Now these two countries—China and Sweden—have again moved to the forefront of a revolution that will decisively change the nature of money as we know it. Their central banks are likely to be among the first of the major economies to issue central bank digital currencies (CBDCs)—digital versions of their official currencies—to coexist with, and perhaps one day to replace, paper currency and coins. They will not, however, be the first to experiment with or issue CBDCs. Several other countries, including Ecuador and Uruguay, have experimented with CBDC in various forms. The Bahamas rolled out its CBDC, the sand dollar, nationwide in October 2020. Still, a major global power like China taking the plunge transforms the concept of a CBDC from an interesting curiosity to a milestone in an inexorable progression of the nature of central bank money.
Shaking Up Finance
The shift away from cash (currency and coins), as it turns out, is both a consequence and a manifestation of other big changes afoot. The world of finance is on the verge of major disruption, and with that will come advances that affect households, corporations, investors, central banks, and governments in profound ways. The manner in which people in wealthy countries like the United States and Sweden as well as in poorer countries like India and Kenya pay for even basic purchases has changed in just a few years. Our smartphones now allow us to conduct banking and financial transactions no matter where we are. That cash, once valued as the most definitive form of money, seems to be on the way out is only a small feature of the rapidly changing financial landscape. Consumers are faced with a range of important changes, which they are adopting with varying degrees of enthusiasm depending on their age, technical savvy, and socioeconomic status. Businesses are having to adapt as well.
The truly revolutionary change in finance seemed to have been heralded by Bitcoin. It was introduced in 2009 by a person or collective who remains anonymous to this day and is managed by a computer algorithm rather than anyone in particular. This cryptocurrency quickly captured the imagination of the public, including jaded financiers, technologically sophisticated millennials, and those in search of the next big thing. Bitcoin is designed as a decentralized payment system, meaning that it is not managed by a centralized authority such as a government agency or a financial institution.

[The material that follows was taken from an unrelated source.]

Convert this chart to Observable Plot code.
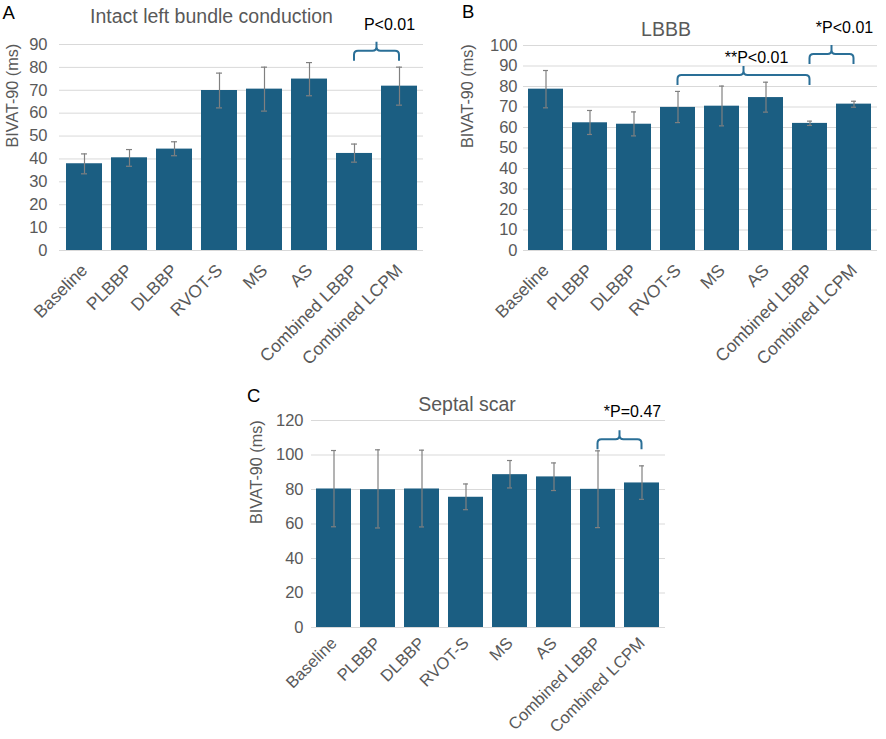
<!DOCTYPE html>
<html><head><meta charset="utf-8">
<script src="https://cdn.jsdelivr.net/npm/d3@7"></script>
<script src="https://cdn.jsdelivr.net/npm/@observablehq/plot@0.6"></script>
<style>
body{margin:0;background:#fff;font-family:"Liberation Sans",Arial,sans-serif;}
#fig{position:relative;width:886px;height:739px;overflow:hidden;background:#fff;}
.panel{position:absolute;}
.letter{position:absolute;font-size:18.5px;line-height:1;color:#000;}
.title{position:absolute;font-size:19.5px;line-height:1;color:#595959;transform:translateX(-50%);white-space:nowrap;}
</style></head><body><div id="fig"></div>
<script>
const categories = ["Baseline","PLBBP","DLBBP","RVOT-S","MS","AS","Combined LBBP","Combined LCPM"];
const yLabel = "BIVAT-90 (ms)";

// Panel A: Intact left bundle conduction
const intactMean = [37.9, 40.5, 44.3, 69.9, 70.5, 74.9, 42.4, 71.8];
const intactLow  = [33.5, 36.8, 41.4, 62.3, 60.9, 67.6, 38.6, 63.5];
const intactHigh = [42.2, 44.1, 47.5, 77.5, 80.1, 82.1, 46.5, 80.1];
const intactTicks = [0,10,20,30,40,50,60,70,80,90];
const intactBrackets = [
  {from:"Combined LBBP", to:"Combined LCPM", level:87, labelLevel:96.1, label:"P<0.01"}
];

// Panel B: LBBB
const lbbbMean = [78.7, 62.3, 61.6, 69.8, 70.4, 74.6, 62.0, 71.4];
const lbbbLow  = [69.6, 56.6, 55.9, 62.4, 60.8, 67.5, 61.0, 69.9];
const lbbbHigh = [87.8, 68.3, 67.6, 77.6, 80.2, 82.1, 63.1, 72.8];
const lbbbTicks = [0,10,20,30,40,50,60,70,80,90,100];
const lbbbBrackets = [
  {from:"RVOT-S", to:"Combined LBBP", level:85.4, labelLevel:91.2, label:"**P<0.01"},
  {from:"Combined LBBP", to:"Combined LCPM", level:95.6, labelLevel:105.8, label:"*P<0.01"}
];

// Panel C: Septal scar
const scarMean = [80.3, 79.9, 80.3, 75.5, 88.6, 87.3, 80.1, 83.8];
const scarLow  = [58.4, 57.7, 58.3, 68.3, 80.9, 79.4, 57.9, 74.3];
const scarHigh = [102.6, 103.0, 102.8, 83.2, 96.8, 95.4, 102.4, 93.7];
const scarTicks = [0,20,40,60,80,100,120];
const scarBrackets = [
  {from:"Combined LBBP", to:"Combined LCPM", level:108.8, labelLevel:121.7, label:"*P=0.47"}
];

const BAR = "#1b5e82", ERR = "#808080", GRID = "#d9d9d9", TXT = "#595959", BRACE = "#2a6f97";

function braceMark(brackets) {
  return (index, scales) => {
    const x = scales.x, y = scales.y;
    const bw = typeof x.bandwidth === "function" ? x.bandwidth() : 0;
    const g = d3.create("svg:g");
    for (const b of brackets) {
      const x1 = x(b.from) + bw / 2, x2 = x(b.to) + bw / 2, xm = (x1 + x2) / 2;
      const yl = y(b.level), r = 4, drop = 10, tip = 9;
      const p = `M${x1},${yl + drop}L${x1},${yl + r}Q${x1},${yl} ${x1 + r},${yl}L${xm - r},${yl}Q${xm},${yl} ${xm},${yl - r}L${xm},${yl - tip}` +
                `M${xm},${yl - r}Q${xm},${yl} ${xm + r},${yl}L${x2 - r},${yl}Q${x2},${yl} ${x2},${yl + r}L${x2},${yl + drop}`;
      g.append("path").attr("d", p).attr("fill", "none").attr("stroke", BRACE).attr("stroke-width", 2);
      g.append("text").attr("x", xm + 13).attr("y", y(b.labelLevel)).attr("text-anchor", "middle")
        .attr("font-size", 16).attr("fill", "#000").text(b.label);
    }
    return g.node();
  };
}

function panel(o) {
  const rows = categories.map((c, i) => ({cat: c, mean: o.mean[i], low: o.low[i], high: o.high[i]}));
  const yMax = o.ticks[o.ticks.length - 1];
  return Plot.plot({
    width: o.width, height: o.height,
    marginLeft: o.ml, marginRight: o.mr, marginTop: o.mt, marginBottom: o.mb,
    style: {fontFamily: "'Liberation Sans', Arial, sans-serif", fontSize: "16.5px", color: TXT, overflow: "visible", background: "transparent", maxWidth: "none"},
    x: {domain: categories, paddingInner: 0.2, paddingOuter: 0.1, label: null},
    y: {domain: [0, yMax], label: null},
    marks: [
      Plot.gridY(o.ticks, {stroke: GRID, strokeOpacity: 1, strokeWidth: 1}),
      Plot.barY(rows, {x: "cat", y: "mean", fill: BAR}),
      Plot.ruleX(rows, {x: "cat", y1: "low", y2: "high", stroke: ERR, strokeWidth: 1.2}),
      Plot.tickY(rows, {x: "cat", y: "low", stroke: ERR, strokeWidth: 1.2, insetLeft: 15, insetRight: 15}),
      Plot.tickY(rows, {x: "cat", y: "high", stroke: ERR, strokeWidth: 1.2, insetLeft: 15, insetRight: 15}),
      Plot.axisY(o.ticks, {tickSize: 0, tickPadding: o.ytp, label: null, fontSize: 16.5}),
      Plot.axisX({tickSize: 0, tickPadding: o.xtp, tickRotate: -45, label: null, fontSize: o.xfs}),
      Plot.text([yLabel], {frameAnchor: "left", rotate: -90, dx: o.ldx, fontSize: 16.2, fill: TXT, text: d => d}),
      braceMark(o.brackets)
    ]
  });
}

const fig = document.getElementById("fig");
function place(el, left, top) {
  const d = document.createElement("div");
  d.className = "panel"; d.style.left = left + "px"; d.style.top = top + "px";
  d.appendChild(el); fig.appendChild(d);
}
function label(cls, text, left, top) {
  const d = document.createElement("div");
  d.className = cls; d.textContent = text; d.style.left = left + "px"; d.style.top = top + "px";
  fig.appendChild(d);
}

place(panel({mean: intactMean, low: intactLow, high: intactHigh, ticks: intactTicks, brackets: intactBrackets,
  width: 440, height: 380, ml: 59, mr: 17, mt: 44, mb: 130, ytp: 12, ldx: -47, xtp: 17, xfs: 17.5}), 0, 0);
place(panel({mean: lbbbMean, low: lbbbLow, high: lbbbHigh, ticks: lbbbTicks, brackets: lbbbBrackets,
  width: 446, height: 380, ml: 83, mr: 9, mt: 45, mb: 130, ytp: 6, ldx: -55.5, xtp: 17, xfs: 17.5}), 440, 0);
place(panel({mean: scarMean, low: scarLow, high: scarHigh, ticks: scarTicks, brackets: scarBrackets,
  width: 450, height: 359, ml: 71, mr: 25, mt: 40, mb: 112, ytp: 8, ldx: -55, xtp: 13, xfs: 16.6}), 240, 380);

label("title", "Intact left bundle conduction", 211.5, 6.5);
label("title", "LBBB", 666, 19.5);
label("title", "Septal scar", 467, 394.5);
label("letter", "A", 2.5, 4.3);
label("letter", "B", 462, 3.3);
label("letter", "C", 247, 387);
</script></body></html>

Its technological wizardry, combined with the allure of making an end run around governments and banks, perfectly captured the zeitgeist of the era following the global financial crisis. The price of Bitcoin, which was less than $500 in 2015, hit nearly $20,000 in December 2017. Expectations that Bitcoin’s price would continue to rocket skyward then cooled off; its price hovered mostly in the range of $4,000 to $15,000 for the following three years. Nevertheless, despite skepticism (including from economists such as myself) about the value of what is essentially just a piece of computer code, the mania continued—Bitcoin’s price surged to over $60,000 in March 2021.
For all the excitement about Bitcoin, its underlying technology—which is truly ingenious and innovative, as we will see later in this book—is likely to have more staying power than the cryptocurrency itself. And, while the mysteries of this technology have fascinated the public, other imminent changes in the world of finance herald the arrival of a more significant if less glitzy revolution.
The recent and ongoing innovations in financial technologies have come to be encapsulated by the portmanteau term Fintech. Later, we will see how the Fintech revolution is touching different aspects of finance. Financial innovation is nothing new, of course, and it is worth bearing in mind that revolutions have dark sides as well.